Sunday’s attack took place outside a US-Afghan military base in Gardez, the provincial capital of eastern Paktia province, which borders Pakistan's tribal belt where the
Haqqani leadership and other Taliban are based.
Nato said the arrested man acted as an intermediary for suicide bombers and linked him to the market attack that killed two Nato and two Afghan soldiers.
The Taliban claimed responsibility for the attack. "Afghan and coalition forces captured a Haqqani facilitator who is believed to be linked to Sunday’s suicide attack," the alliance said.

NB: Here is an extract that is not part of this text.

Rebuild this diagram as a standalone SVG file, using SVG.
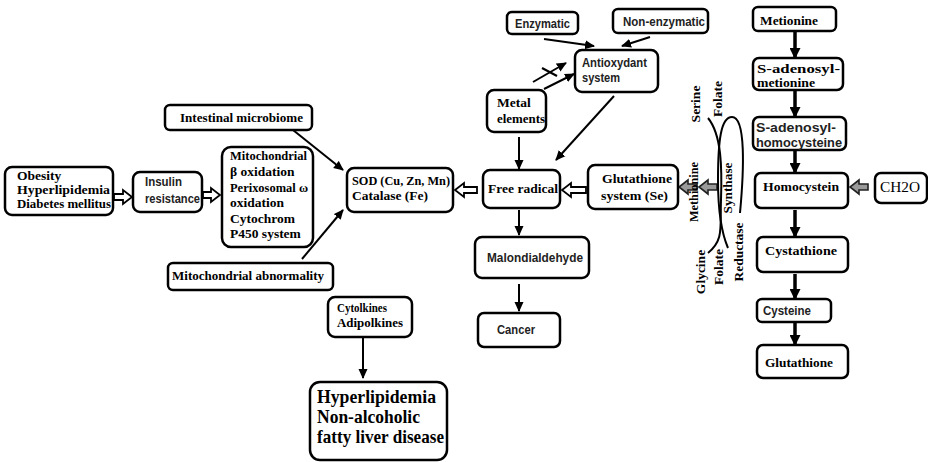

The military said the man and two associates were detained at a compound outside Gardez, where an automatic weapon was impounded. At least 678 foreign soldiers have been killed in the Afghan war so far in 2010, by far the bloodiest toll in the nine-year conflict, according to an AFP tally based on that tracked by the independent icasualties.Org website.
Last year 521 foreign troops were killed. The Taliban and allied Islamist networks bomb on a daily basis Afghan troops and members of the more than 140,000-strong US-led force fighting a counter-insurgency campaign mostly in the south and east of the country.
The Haqqani network is based in North Waziristan, Pakistan's premier Taliban and Al Qaeda fortress just across the border from Afghanistan.
The group is loyal to the Taliban and has been blamed for some of the deadliest anti-US attacks in Afghanistan, including a suicide attack at a US base in Khost in 2009 that killed seven US CIA operatives.